In June of 1934, after having dealt with pressing issues around the banking system, gold, and public works programs, President Roosevelt turned his attention to helping the poor who could not work, or should not be working. He issued a message to Congress which included three subjects: housing, unemployment insurance, and "security against the hazards and vicissitudes of life." Further, the message said that "next winter we may well undertake the great task of furthering the security of the citizen and his family through social insurance." While bending over backwards to be conciliatory to business, Roosevelt said: "We must dedicate ourselves anew to a recovery of the old and sacred possessive rights for which mankind has constantly struggled—homes, livelihood, and individual security. The road to these values is the way of progress."

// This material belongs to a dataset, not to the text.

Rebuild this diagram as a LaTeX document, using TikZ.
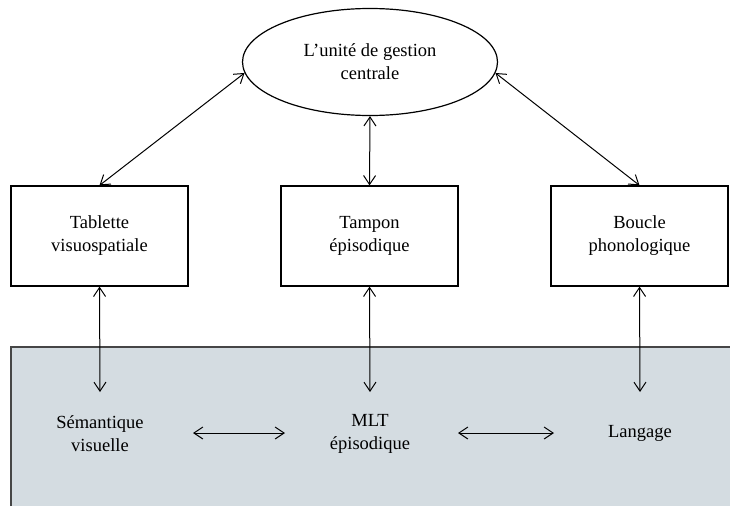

Immediately after issuing the message, Roosevelt appointed a Cabinet Committee on Economic Security, with Perkins as chairman. The Committee devised the bill which the President introduced into Congress in January 1935, a bill which dealt with social insurance for the aged and unemployed, as well as support for the destitute. Great pains were taken to provide the income for fulfilling the bill's mandates, through taxation on business and individuals, but the principle of a broad entitlement for all of those over 65 was never breached.

It took seven months for FDR's team to get the bill through Congress, by which time its name had been changed to the Social Security Act. Upon the signing on Aug. 14, FDR made the following statement:

"Today, a hope of many years' standing is in large part fulfilled. The civilization of the past hundred years, with its startling industrial changes, has tended more and more to make life insecure. Young people have come to wonder what would be their lot when they came to old age. The man with a job has wondered how long the job would last.

"This social security measure gives at least some protection to thirty millions of our citizens who will reap direct benefits through unemployment compensation, through old-age pensions, and through increased services for the protection of children and the prevention of ill health.

"We can never insure one hundred percent of the population against one hundred percent of the hazards and vicissitudes of life, but we have tried to frame a law which will give some measures of protection to the average citizen and to his family against the loss of a job and against poverty-ridden old age.

"This law, too, represents a cornerstone in a structure which is being built but is by no means complete. It is a structure intended to lessen the force of possible future depressions. It will act as a protection to future Administrations against the necessity of going deeply into debt to furnish relief to the needy. The law will flatten out the peaks and valleys of deflation and of inflation. It is, in short, a law that will take care of human needs and at the same time provide for the United States an economic structure of vastly greater soundness.

"I congratulate all of you ladies and gentlemen, all of you in the Congress, in the executive departments, and all of you who come from private life, and I thank you for your splendid efforts in behalf of this sound, needed and patriotic legislation.

"If the Senate and the House of Representatives in this long and arduous session had done nothing more than pass this Bill, the session would be regarded as historic for all time."

Social Security checks began going out in lump sums to retirees who applied in 1937, and in 1940 began to be paid monthly. It wasn't until 1950 that a cost-of-living allowance was added. Numerous amendments have also expanded the categories of beneficiaries, to include dependents and survivors of those paying into the system, as well as individuals with disabilities. By 1999, the number of beneficiaries per year had risen to 44.6 million. Over 50% of those over 65 years of age depend on Social Security for half or more of their income.

Under these circumstances, as we sink deeper into the new depression, and a total financial blowout looms, the same sharks who opposed Social Security in the first place, are trying to shrink it, or eliminate it. To do so, would be the equivalent of ripping up the Constitutional commitment to the General Welfare.